_AIM OF THE TASK_
Among the lines below, count those containing the word "matplotlib". Give the number only.

───── DATASET EXCERPTS

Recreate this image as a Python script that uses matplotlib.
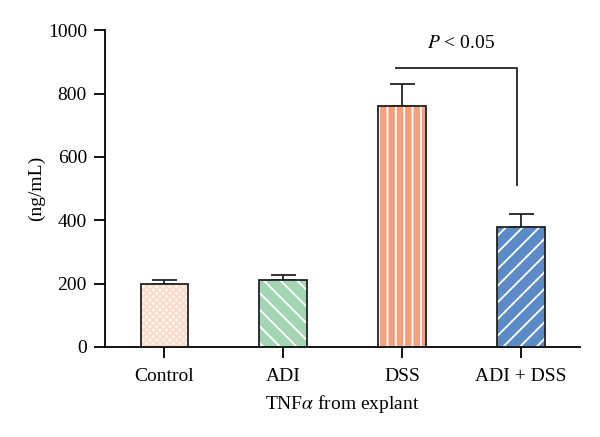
import numpy as np
import matplotlib
matplotlib.use('Agg')
import matplotlib.pyplot as plt

plt.rcParams['font.family'] = ['Liberation Serif', 'DejaVu Serif']
plt.rcParams['mathtext.fontset'] = 'stix'
plt.rcParams['hatch.linewidth'] = 1.3

# 数据
groups = ['Control', 'ADI', 'DSS', 'ADI + DSS']
means = [200, 210, 760, 380]
errs = [10, 18, 70, 40]
colors = ['#fff5ef', '#a4d5b2', '#f4a07f', '#5b8bc6']
hatch_colors = ['#f9dac9', 'white', 'white', 'white']
hatches = ['xxxxx', '\\\\', '||', '//']

fig = plt.figure(figsize=(6, 4.37), dpi=100)
ax = fig.add_axes([0.175, 0.206, 0.792, 0.725])

x = np.arange(len(groups))
for i in range(len(groups)):
    # 先画填充和花纹，再画黑色边框
    ax.bar(x[i], means[i], width=0.4, color=colors[i], edgecolor=hatch_colors[i],
           linewidth=0, hatch=hatches[i], zorder=2)
    ax.bar(x[i], means[i], width=0.4, fill=False, edgecolor='#222222',
           linewidth=1.3, zorder=3)
    ax.errorbar(x[i], means[i], yerr=[[0], [errs[i]]], fmt='none',
                ecolor='#222222', elinewidth=1.3, capsize=9, capthick=1.3, zorder=1)

# 显著性标注
ax.plot([x[2] - 0.05, x[3] - 0.03, x[3] - 0.03], [880, 880, 510],
        color='#222222', linewidth=1.3)
ax.text((x[2] + x[3]) / 2, 932, '$P$ < 0.05', ha='center', va='bottom', fontsize=14)

ax.set_xlim(-0.5, 3.5)
ax.set_ylim(0, 1000)
ax.set_yticks([0, 200, 400, 600, 800, 1000])
ax.set_xticks(x)
ax.set_xticklabels(groups)
ax.set_ylabel('(ng/mL)', fontsize=14, labelpad=2)
ax.set_xlabel(r'TNF$\alpha$ from explant', fontsize=14, labelpad=6)
for s in ['top', 'right']:
    ax.spines[s].set_visible(False)
for s in ['left', 'bottom']:
    ax.spines[s].set_linewidth(1.3)
ax.tick_params(axis='both', direction='out', length=8, width=1.3, labelsize=14)
ax.tick_params(axis='y', pad=5)
ax.tick_params(axis='x', pad=7)

plt.savefig('out.png', dpi=100)
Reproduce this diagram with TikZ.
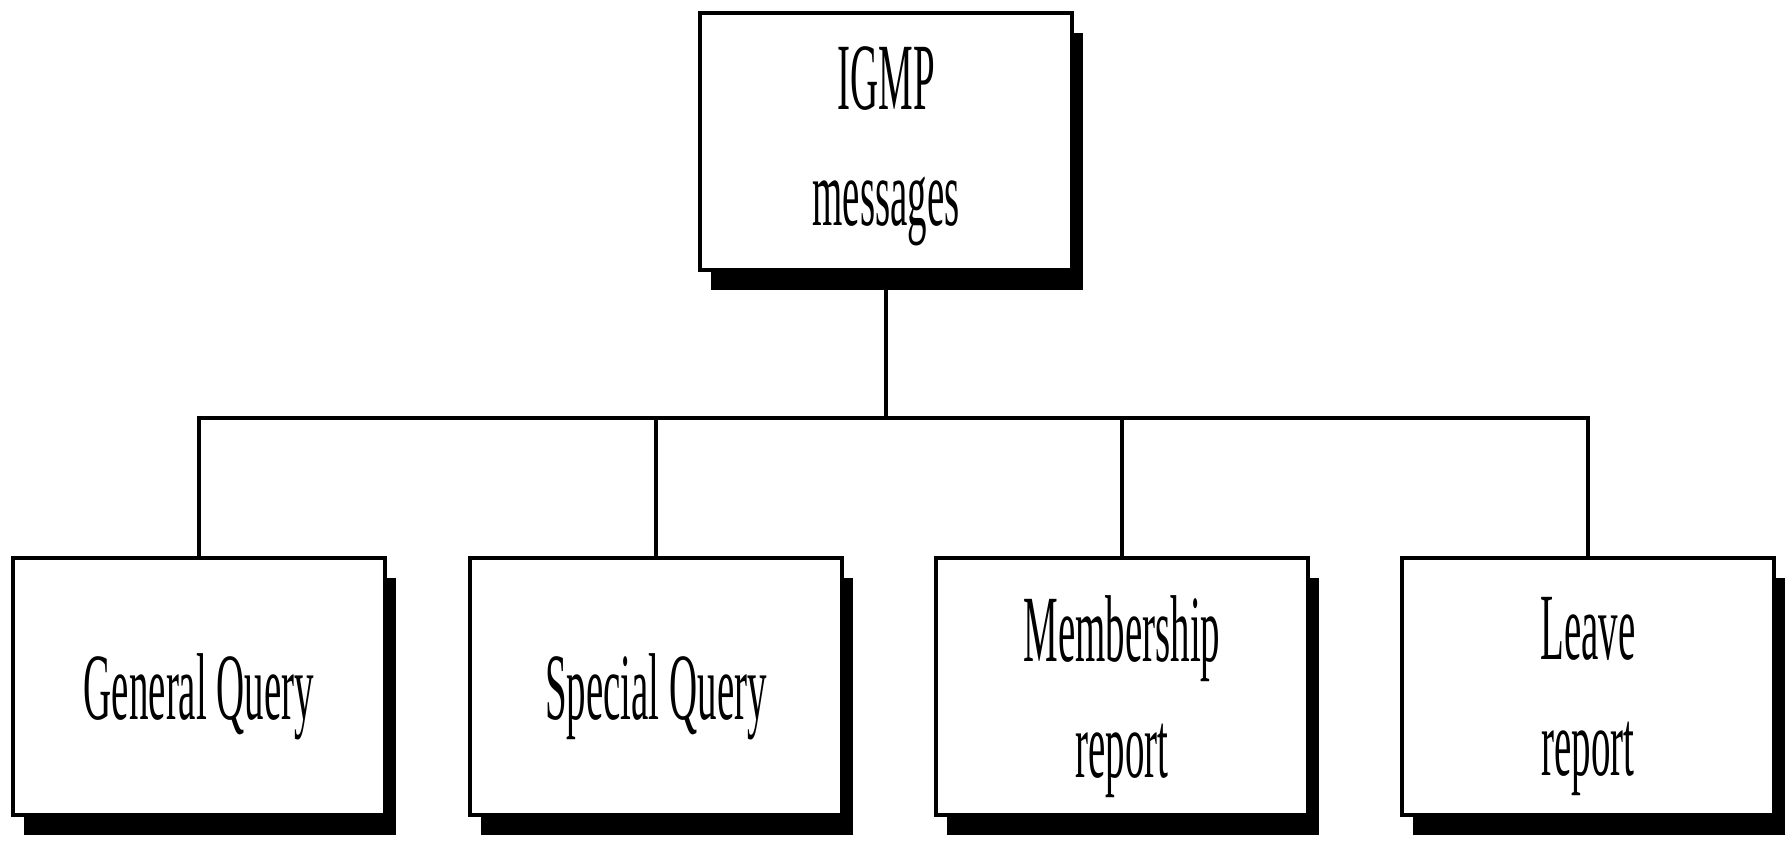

──────────

_CORRECT ANSWER_
4